- WHAT IS REQUIRED -
Locate each line holding the string "that" and copy it.

- RECORDS FOR THE EXERCISE -
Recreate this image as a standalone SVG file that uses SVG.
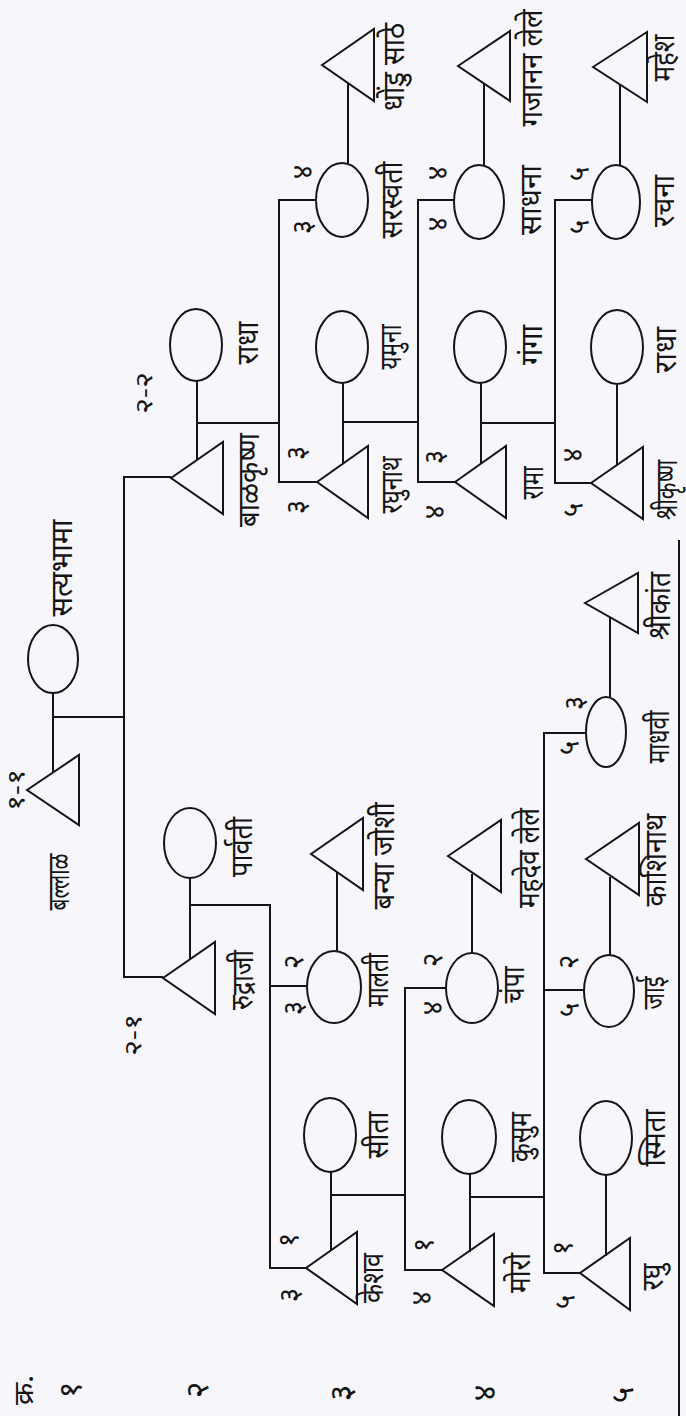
<svg xmlns="http://www.w3.org/2000/svg" width="686" height="1416" viewBox="0 0 686 1416">
<style>
.bg{fill:#f7f6fb}
.s{fill:none;stroke:#151515;stroke-width:2}
.l{fill:none;stroke:#151515;stroke-width:2}
.t{font-family:"Noto Sans","Noto Sans Devanagari","Lohit Devanagari","FreeSans",sans-serif;font-size:30px;fill:#151515;text-anchor:middle;dominant-baseline:central}
.n{font-family:"Noto Sans","Noto Sans Devanagari","Lohit Devanagari","FreeSans",sans-serif;font-size:28px;fill:#151515;text-anchor:middle;dominant-baseline:central}
.g{font-family:"Noto Sans","Noto Sans Devanagari","Lohit Devanagari","FreeSans",sans-serif;font-size:24px;fill:#151515;text-anchor:middle;dominant-baseline:central}
.r{font-family:"Noto Sans","Noto Sans Devanagari","Lohit Devanagari","FreeSans",sans-serif;font-size:32px;fill:#151515;text-anchor:middle;dominant-baseline:central}
</style>
<rect class="bg" x="0" y="0" width="686" height="1416"/>

<g id="connectors">
  <path class="l" d="M53,693 V772"/>
  <path class="l" d="M53,717 H124"/>
  <path class="l" d="M171,477 H124 V977 H163"/>
  <path class="l" d="M197,381 V460"/>
  <path class="l" d="M197,423 H279"/>
  <path class="l" d="M316,200 H279 V482 H317"/>
  <path class="l" d="M190,878 V959"/>
  <path class="l" d="M190,905 H270 V1268 H306"/>
  <path class="l" d="M270,986 H307"/>
  <path class="l" d="M337,872 V951"/>
  <path class="l" d="M331,1172 V1250"/>
  <path class="l" d="M331,1195 H405"/>
  <path class="l" d="M446,988 H405 V1270 H442"/>
  <path class="l" d="M348,83 V163"/>
  <path class="l" d="M343,383 V464"/>
  <path class="l" d="M343,422 H418"/>
  <path class="l" d="M454,200 H418 V482 H455"/>
  <path class="l" d="M484,84 V165"/>
  <path class="l" d="M481,383 V464"/>
  <path class="l" d="M481,423 H555"/>
  <path class="l" d="M592,200 H555 V483 H591"/>
  <path class="l" d="M620,85 V165"/>
  <path class="l" d="M617,384 V465"/>
  <path class="l" d="M472,874 V953"/>
  <path class="l" d="M470,1174 V1252"/>
  <path class="l" d="M470,1197 H544"/>
  <path class="l" d="M586,733 H544 V1273 H580"/>
  <path class="l" d="M544,990 H584"/>
  <path class="l" d="M606,1175 V1256"/>
  <path class="l" d="M610,877 V955"/>
  <path class="l" d="M610,617 V697"/>
  <path class="l" d="M679,540 V1416"/>
</g>

<g id="ballal">
  <polygon class="s" points="27,790 79,755 79,825"/>
  <text class="g" transform="translate(14,790) rotate(-90)" textLength="42" lengthAdjust="spacingAndGlyphs">१-१</text>
  <text class="t" transform="translate(57,882) rotate(-90)" textLength="57" lengthAdjust="spacingAndGlyphs">बल्लाळ</text>
</g>
<g id="satyabhama">
  <ellipse class="s" cx="53" cy="659" rx="25" ry="34"/>
  <text class="t" transform="translate(60,568) rotate(-90)" textLength="97" lengthAdjust="spacingAndGlyphs">सत्यभामा</text>
</g>

<g id="balkrishna">
  <polygon class="s" points="171,478 223,442 223,514"/>
  <text class="g" transform="translate(142,393) rotate(-90)" textLength="42" lengthAdjust="spacingAndGlyphs">२-२</text>
  <text class="t" transform="translate(247,480) rotate(-90)" textLength="94" lengthAdjust="spacingAndGlyphs">बाळकृष्ण</text>
</g>
<g id="radha-2">
  <ellipse class="s" cx="196" cy="345" rx="26" ry="36"/>
  <text class="t" transform="translate(246,343) rotate(-90)" textLength="43" lengthAdjust="spacingAndGlyphs">राधा</text>
</g>
<g id="rudraji">
  <polygon class="s" points="163,978 215,942 215,1014"/>
  <text class="g" transform="translate(131,1035) rotate(-90)" textLength="42" lengthAdjust="spacingAndGlyphs">२-१</text>
  <text class="t" transform="translate(241,980) rotate(-90)" textLength="60" lengthAdjust="spacingAndGlyphs">रुद्राजी</text>
</g>
<g id="parvati">
  <ellipse class="s" cx="190" cy="843" rx="26" ry="35"/>
  <text class="t" transform="translate(240,847) rotate(-90)" textLength="60" lengthAdjust="spacingAndGlyphs">पार्वती</text>
</g>

<g id="malati">
  <ellipse class="s" cx="334" cy="987" rx="27" ry="36"/>
  <text class="n" transform="translate(292,962) rotate(-90)">२</text>
  <text class="n" transform="translate(292,1008) rotate(-90)">३</text>
  <text class="t" transform="translate(376,980) rotate(-90)" textLength="54" lengthAdjust="spacingAndGlyphs">मालती</text>
</g>
<g id="banya-joshi">
  <polygon class="s" points="311,854 363,818 363,890"/>
  <text class="t" transform="translate(382,856) rotate(-90)" textLength="107" lengthAdjust="spacingAndGlyphs">बन्या जोशी</text>
</g>
<g id="keshav">
  <polygon class="s" points="306,1268 357,1232 357,1304"/>
  <text class="n" transform="translate(287,1240) rotate(-90)">१</text>
  <text class="n" transform="translate(288,1295) rotate(-90)">३</text>
  <text class="t" transform="translate(371,1278) rotate(-90)" textLength="50" lengthAdjust="spacingAndGlyphs">केशव</text>
</g>
<g id="sita">
  <ellipse class="s" cx="330" cy="1135" rx="26" ry="37"/>
  <text class="t" transform="translate(376,1135) rotate(-90)" textLength="47" lengthAdjust="spacingAndGlyphs">सीता</text>
</g>

<g id="saraswati">
  <ellipse class="s" cx="342" cy="200" rx="26" ry="37"/>
  <text class="n" transform="translate(301,172) rotate(-90)">४</text>
  <text class="n" transform="translate(301,227) rotate(-90)">३</text>
  <text class="t" transform="translate(390,200) rotate(-90)" textLength="77" lengthAdjust="spacingAndGlyphs">सरस्वती</text>
</g>
<g id="dhondu-sathe">
  <polygon class="s" points="322,65 374,29 374,101"/>
  <text class="t" transform="translate(392,67) rotate(-90)" textLength="88" lengthAdjust="spacingAndGlyphs">धोंडु साठे</text>
</g>
<g id="raghunath">
  <polygon class="s" points="317,482 368,446 368,518"/>
  <text class="n" transform="translate(295,453) rotate(-90)">३</text>
  <text class="n" transform="translate(295,507) rotate(-90)">३</text>
  <text class="t" transform="translate(390,485) rotate(-90)" textLength="57" lengthAdjust="spacingAndGlyphs">रघुनाथ</text>
</g>
<g id="yamuna">
  <ellipse class="s" cx="342" cy="347" rx="26" ry="36"/>
  <text class="t" transform="translate(389,347) rotate(-90)" textLength="45" lengthAdjust="spacingAndGlyphs">यमुना</text>
</g>

<g id="sadhana">
  <ellipse class="s" cx="479" cy="202" rx="25" ry="37"/>
  <text class="n" transform="translate(436,173) rotate(-90)">४</text>
  <text class="n" transform="translate(436,224) rotate(-90)">४</text>
  <text class="t" transform="translate(529,200) rotate(-90)" textLength="70" lengthAdjust="spacingAndGlyphs">साधना</text>
</g>
<g id="gajanan-lele">
  <polygon class="s" points="458,66 510,31 510,101"/>
  <text class="t" transform="translate(530,68) rotate(-90)" textLength="117" lengthAdjust="spacingAndGlyphs">गजानन लेले</text>
</g>
<g id="rama">
  <polygon class="s" points="455,482 506,446 506,518"/>
  <text class="n" transform="translate(433,457) rotate(-90)">३</text>
  <text class="n" transform="translate(433,512) rotate(-90)">४</text>
  <text class="t" transform="translate(531,483) rotate(-90)" textLength="33" lengthAdjust="spacingAndGlyphs">रामा</text>
</g>
<g id="ganga">
  <ellipse class="s" cx="480" cy="347" rx="26" ry="36"/>
  <text class="t" transform="translate(530,345) rotate(-90)" textLength="40" lengthAdjust="spacingAndGlyphs">गंगा</text>
</g>

<g id="rachna">
  <ellipse class="s" cx="616" cy="202" rx="24" ry="37"/>
  <text class="n" transform="translate(577,174) rotate(-90)">५</text>
  <text class="n" transform="translate(577,227) rotate(-90)">५</text>
  <text class="t" transform="translate(662,201) rotate(-90)" textLength="52" lengthAdjust="spacingAndGlyphs">रचना</text>
</g>
<g id="mahesh">
  <polygon class="s" points="593,67 647,32 647,102"/>
  <text class="t" transform="translate(662,58) rotate(-90)" textLength="47" lengthAdjust="spacingAndGlyphs">महेश</text>
</g>
<g id="shrikrishna">
  <polygon class="s" points="591,483 643,447 643,519"/>
  <text class="n" transform="translate(571,455) rotate(-90)">४</text>
  <text class="n" transform="translate(571,510) rotate(-90)">५</text>
  <text class="t" transform="translate(665,490) rotate(-90)" textLength="60" lengthAdjust="spacingAndGlyphs">श्रीकृष्ण</text>
</g>
<g id="radha-5">
  <ellipse class="s" cx="617" cy="347" rx="26" ry="37"/>
  <text class="t" transform="translate(664,350) rotate(-90)" textLength="46" lengthAdjust="spacingAndGlyphs">राधा</text>
</g>

<g id="champa">
  <ellipse class="s" cx="472" cy="988" rx="26" ry="35"/>
  <text class="n" transform="translate(431,960) rotate(-90)">२</text>
  <text class="n" transform="translate(431,1008) rotate(-90)">४</text>
  <text class="t" transform="translate(512,985) rotate(-90)" textLength="37" lengthAdjust="spacingAndGlyphs">चंपा</text>
</g>
<g id="mahadev-lele">
  <polygon class="s" points="448,856 501,820 501,892"/>
  <text class="t" transform="translate(527,858) rotate(-90)" textLength="100" lengthAdjust="spacingAndGlyphs">महदेव लेले</text>
</g>
<g id="moro">
  <polygon class="s" points="442,1270 494,1234 494,1306"/>
  <text class="n" transform="translate(422,1245) rotate(-90)">१</text>
  <text class="n" transform="translate(420,1298) rotate(-90)">४</text>
  <text class="t" transform="translate(518,1273) rotate(-90)" textLength="40" lengthAdjust="spacingAndGlyphs">मोरो</text>
</g>
<g id="kusum">
  <ellipse class="s" cx="469" cy="1137" rx="27" ry="37"/>
  <text class="t" transform="translate(519,1137) rotate(-90)" textLength="50" lengthAdjust="spacingAndGlyphs">कुसुम</text>
</g>

<g id="raghu">
  <polygon class="s" points="580,1273 630,1238 630,1310"/>
  <text class="n" transform="translate(561,1248) rotate(-90)">१</text>
  <text class="n" transform="translate(563,1302) rotate(-90)">५</text>
  <text class="t" transform="translate(651,1277) rotate(-90)" textLength="27" lengthAdjust="spacingAndGlyphs">रघु</text>
</g>
<g id="smita">
  <ellipse class="s" cx="606" cy="1138" rx="26" ry="37"/>
  <text class="t" transform="translate(653,1138) rotate(-90)" textLength="57" lengthAdjust="spacingAndGlyphs">स्मिता</text>
</g>
<g id="jai">
  <ellipse class="s" cx="609" cy="991" rx="25" ry="36"/>
  <text class="n" transform="translate(567,962) rotate(-90)">२</text>
  <text class="n" transform="translate(567,1010) rotate(-90)">५</text>
  <text class="t" transform="translate(652,993) rotate(-90)" textLength="33" lengthAdjust="spacingAndGlyphs">जाई</text>
</g>
<g id="kashinath">
  <polygon class="s" points="586,859 639,823 639,895"/>
  <text class="t" transform="translate(654,860) rotate(-90)" textLength="93" lengthAdjust="spacingAndGlyphs">काशिनाथ</text>
</g>
<g id="madhavi">
  <ellipse class="s" cx="606" cy="732" rx="20" ry="35"/>
  <text class="n" transform="translate(573,703) rotate(-90)">३</text>
  <text class="n" transform="translate(567,748) rotate(-90)">५</text>
  <text class="t" transform="translate(657,737) rotate(-90)" textLength="53" lengthAdjust="spacingAndGlyphs">माधवी</text>
</g>
<g id="shrikant">
  <polygon class="s" points="585,603 638,573 638,633"/>
  <text class="t" transform="translate(658,606) rotate(-90)" textLength="68" lengthAdjust="spacingAndGlyphs">श्रीकांत</text>
</g>

<g id="row-labels">
  <text class="n" transform="translate(22,1390) rotate(-90)" textLength="30" lengthAdjust="spacingAndGlyphs">क्र.</text>
  <text class="r" transform="translate(68,1390) rotate(-90)">१</text>
  <text class="r" transform="translate(195,1390) rotate(-90)">२</text>
  <text class="r" transform="translate(339,1393) rotate(-90)">३</text>
  <text class="r" transform="translate(482,1393) rotate(-90)">४</text>
  <text class="r" transform="translate(620,1395) rotate(-90)">५</text>
</g>
</svg>
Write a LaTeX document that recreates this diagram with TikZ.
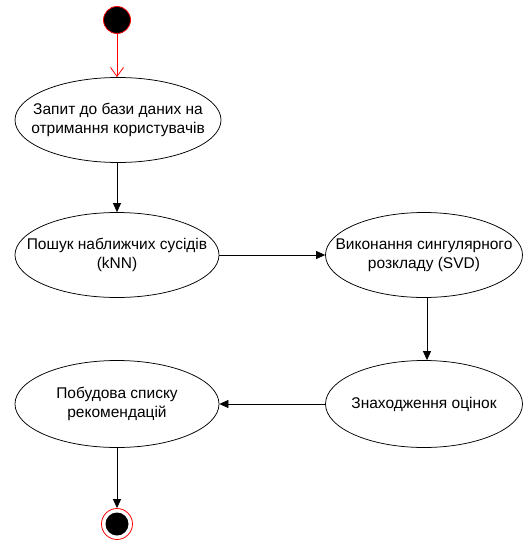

- SOLUTION FOR THIS EXERCISE -
Recreate this image as a standalone SVG file that uses SVG.
Write a LaTeX document that recreates this diagram with TikZ.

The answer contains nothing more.